- Review Price: £1299.00
These are busy – and successful – times for InFocus. The brand has recently rocked our world in two very different portions of the projection market, with the astounding X10 entry-level model totally rewriting the rule book of what sort of video projection quality you can expect to find for under £900, and the brand’s IN83 showing for the first time what astonishing AV feats Texas Instruments’ new DarkChip 4 DLP technology is capable of.
All of which raises both hopes and fears for the new IN80. This model slots neatly into the InFocus range one rung above the X10, slightly bettering that budget belter’s spec for a price of £1299. But while we have no doubt, after the X10, that the IN80 will be a great performer too, we can’t help but wonder if it’s sufficiently better to warrant the extra £400. Obviously the best way to find this out is to do a straight comparison of the two projectors.
Aesthetically there’s nothing between them at all; they both feature the trademark vaguely circular InFocus design, with matt black bodywork and a surprisingly large footprint for this point in the market.

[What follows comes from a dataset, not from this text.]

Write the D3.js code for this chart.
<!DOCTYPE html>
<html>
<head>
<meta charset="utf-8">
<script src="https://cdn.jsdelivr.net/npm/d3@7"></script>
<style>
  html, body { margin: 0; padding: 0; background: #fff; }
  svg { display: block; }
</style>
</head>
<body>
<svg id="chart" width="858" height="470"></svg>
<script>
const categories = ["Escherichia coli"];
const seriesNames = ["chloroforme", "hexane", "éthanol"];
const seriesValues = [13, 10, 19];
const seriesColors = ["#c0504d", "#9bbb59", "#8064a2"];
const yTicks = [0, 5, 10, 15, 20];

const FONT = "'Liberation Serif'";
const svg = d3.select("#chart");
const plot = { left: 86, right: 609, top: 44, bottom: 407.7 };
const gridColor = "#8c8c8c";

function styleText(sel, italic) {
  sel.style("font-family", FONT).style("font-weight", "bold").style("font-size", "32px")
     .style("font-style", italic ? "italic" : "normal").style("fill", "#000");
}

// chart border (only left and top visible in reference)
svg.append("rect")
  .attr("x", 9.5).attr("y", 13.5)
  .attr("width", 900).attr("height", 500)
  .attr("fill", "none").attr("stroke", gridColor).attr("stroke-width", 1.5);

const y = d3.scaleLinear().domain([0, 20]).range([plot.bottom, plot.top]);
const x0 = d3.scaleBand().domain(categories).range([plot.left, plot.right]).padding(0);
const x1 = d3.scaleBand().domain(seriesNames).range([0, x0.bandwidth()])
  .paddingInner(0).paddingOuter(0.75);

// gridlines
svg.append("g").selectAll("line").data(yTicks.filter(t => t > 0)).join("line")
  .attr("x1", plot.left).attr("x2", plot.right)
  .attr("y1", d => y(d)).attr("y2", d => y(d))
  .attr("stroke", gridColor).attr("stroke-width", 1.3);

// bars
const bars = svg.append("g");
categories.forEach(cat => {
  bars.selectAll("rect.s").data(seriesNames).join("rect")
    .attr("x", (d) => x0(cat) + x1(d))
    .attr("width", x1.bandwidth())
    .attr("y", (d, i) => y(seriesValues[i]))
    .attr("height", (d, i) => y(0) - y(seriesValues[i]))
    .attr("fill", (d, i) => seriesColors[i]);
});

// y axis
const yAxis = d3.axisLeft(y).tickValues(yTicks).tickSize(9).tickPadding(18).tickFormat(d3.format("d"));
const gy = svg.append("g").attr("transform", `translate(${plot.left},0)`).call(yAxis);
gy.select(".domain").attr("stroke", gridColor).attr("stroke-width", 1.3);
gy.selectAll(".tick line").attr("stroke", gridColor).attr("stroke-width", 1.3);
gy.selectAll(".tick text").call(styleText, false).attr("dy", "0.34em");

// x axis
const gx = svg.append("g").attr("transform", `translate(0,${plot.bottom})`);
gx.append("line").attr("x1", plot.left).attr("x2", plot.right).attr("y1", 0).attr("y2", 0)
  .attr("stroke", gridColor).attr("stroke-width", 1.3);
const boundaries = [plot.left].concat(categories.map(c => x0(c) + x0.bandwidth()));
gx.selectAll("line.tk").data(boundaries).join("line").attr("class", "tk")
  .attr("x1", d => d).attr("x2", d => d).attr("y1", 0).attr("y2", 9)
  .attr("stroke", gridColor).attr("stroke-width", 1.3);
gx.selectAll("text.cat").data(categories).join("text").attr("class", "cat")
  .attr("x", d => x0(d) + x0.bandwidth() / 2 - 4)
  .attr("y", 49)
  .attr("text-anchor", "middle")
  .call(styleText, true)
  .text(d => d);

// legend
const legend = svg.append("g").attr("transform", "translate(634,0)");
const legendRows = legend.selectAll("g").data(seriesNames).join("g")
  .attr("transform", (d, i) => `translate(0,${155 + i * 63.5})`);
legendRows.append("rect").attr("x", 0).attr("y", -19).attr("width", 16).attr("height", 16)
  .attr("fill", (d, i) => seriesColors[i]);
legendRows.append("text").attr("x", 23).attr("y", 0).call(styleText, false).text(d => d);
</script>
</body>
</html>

For better or for worse they both also ship with a jointed foot mount attachment on which you can rotate or tilt the whole projector chassis, supposedly to help you get an image on your screen more easily. The reality, though, is that this footmount system is actually rather fiddly, especially if you’re trying to tilt it forward or back by a small amount.

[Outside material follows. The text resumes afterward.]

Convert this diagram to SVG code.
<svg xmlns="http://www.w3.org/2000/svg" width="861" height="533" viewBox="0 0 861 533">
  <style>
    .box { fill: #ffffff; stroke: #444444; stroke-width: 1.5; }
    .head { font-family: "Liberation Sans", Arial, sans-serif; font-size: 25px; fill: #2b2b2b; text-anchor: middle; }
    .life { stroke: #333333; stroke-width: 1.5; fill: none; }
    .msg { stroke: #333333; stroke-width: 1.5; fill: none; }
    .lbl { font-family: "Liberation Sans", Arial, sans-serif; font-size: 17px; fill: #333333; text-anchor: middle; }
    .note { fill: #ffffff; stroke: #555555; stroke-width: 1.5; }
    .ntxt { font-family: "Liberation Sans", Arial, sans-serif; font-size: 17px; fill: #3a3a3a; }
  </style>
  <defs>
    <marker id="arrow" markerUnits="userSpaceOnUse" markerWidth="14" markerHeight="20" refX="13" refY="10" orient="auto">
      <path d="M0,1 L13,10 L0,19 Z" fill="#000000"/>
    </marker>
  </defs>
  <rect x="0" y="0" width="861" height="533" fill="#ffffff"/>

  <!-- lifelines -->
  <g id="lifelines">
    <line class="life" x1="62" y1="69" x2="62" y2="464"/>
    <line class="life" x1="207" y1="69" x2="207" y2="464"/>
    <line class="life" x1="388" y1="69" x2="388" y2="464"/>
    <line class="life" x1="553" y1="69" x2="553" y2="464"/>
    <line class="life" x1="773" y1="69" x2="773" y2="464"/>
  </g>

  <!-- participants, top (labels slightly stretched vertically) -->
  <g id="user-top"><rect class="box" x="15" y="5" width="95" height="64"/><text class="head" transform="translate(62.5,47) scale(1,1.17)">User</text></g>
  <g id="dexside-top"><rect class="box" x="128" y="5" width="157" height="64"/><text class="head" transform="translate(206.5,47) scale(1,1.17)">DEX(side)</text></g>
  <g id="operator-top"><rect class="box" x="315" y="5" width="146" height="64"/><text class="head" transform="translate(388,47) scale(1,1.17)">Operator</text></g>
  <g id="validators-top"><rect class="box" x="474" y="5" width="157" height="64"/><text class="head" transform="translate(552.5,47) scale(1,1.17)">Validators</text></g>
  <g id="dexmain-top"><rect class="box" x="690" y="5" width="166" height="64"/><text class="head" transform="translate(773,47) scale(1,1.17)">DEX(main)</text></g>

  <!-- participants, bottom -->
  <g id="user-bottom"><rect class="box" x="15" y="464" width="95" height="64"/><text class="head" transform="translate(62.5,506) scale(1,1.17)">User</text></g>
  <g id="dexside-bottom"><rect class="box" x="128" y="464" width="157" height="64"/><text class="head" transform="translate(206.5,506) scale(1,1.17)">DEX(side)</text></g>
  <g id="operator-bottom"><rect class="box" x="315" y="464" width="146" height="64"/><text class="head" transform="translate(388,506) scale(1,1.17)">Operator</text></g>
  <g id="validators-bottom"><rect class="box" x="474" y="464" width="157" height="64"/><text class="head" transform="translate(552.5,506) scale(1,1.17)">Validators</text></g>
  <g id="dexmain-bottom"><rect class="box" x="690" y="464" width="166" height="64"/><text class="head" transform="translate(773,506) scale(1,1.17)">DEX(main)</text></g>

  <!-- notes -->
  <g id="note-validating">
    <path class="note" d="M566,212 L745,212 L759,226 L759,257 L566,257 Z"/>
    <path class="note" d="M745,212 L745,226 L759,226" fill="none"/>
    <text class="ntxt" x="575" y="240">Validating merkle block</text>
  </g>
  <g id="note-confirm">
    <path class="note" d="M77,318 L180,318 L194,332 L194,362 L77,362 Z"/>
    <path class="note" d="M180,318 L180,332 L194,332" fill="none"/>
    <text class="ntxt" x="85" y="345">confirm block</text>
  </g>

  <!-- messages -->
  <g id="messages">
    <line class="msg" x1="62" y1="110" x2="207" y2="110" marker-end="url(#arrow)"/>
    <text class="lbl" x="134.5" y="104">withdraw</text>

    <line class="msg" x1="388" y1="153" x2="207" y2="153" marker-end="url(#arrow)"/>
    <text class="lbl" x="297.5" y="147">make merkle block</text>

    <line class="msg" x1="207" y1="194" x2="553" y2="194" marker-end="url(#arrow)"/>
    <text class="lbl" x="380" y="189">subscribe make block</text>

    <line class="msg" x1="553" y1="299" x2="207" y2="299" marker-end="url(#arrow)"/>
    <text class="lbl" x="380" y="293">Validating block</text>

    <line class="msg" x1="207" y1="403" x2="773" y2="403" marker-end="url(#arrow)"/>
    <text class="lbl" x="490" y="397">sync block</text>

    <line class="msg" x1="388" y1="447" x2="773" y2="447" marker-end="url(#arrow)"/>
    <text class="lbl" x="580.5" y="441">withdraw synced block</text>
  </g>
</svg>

Another troublesome set-up point about the IN80 and the X10 alike is their use of a relatively long-throw lens. This suits large living rooms, yet the projectors’ relatively budget prices suggest that some of their potential buyers may have limited living space at their disposal.
To find out if the IN80 can deliver the sort of image size you want from your projector, check out the InFocus projection calculator.
The IN80 is far from a dead loss to set up, though. Vertical image shifting is possible via a wheel built down the projector’s side, there’s plenty of keystone correction for getting your image edges straight, and perhaps most significantly of all, there’s a manual iris adjustment to help you get just the right balance between brightness and contrast.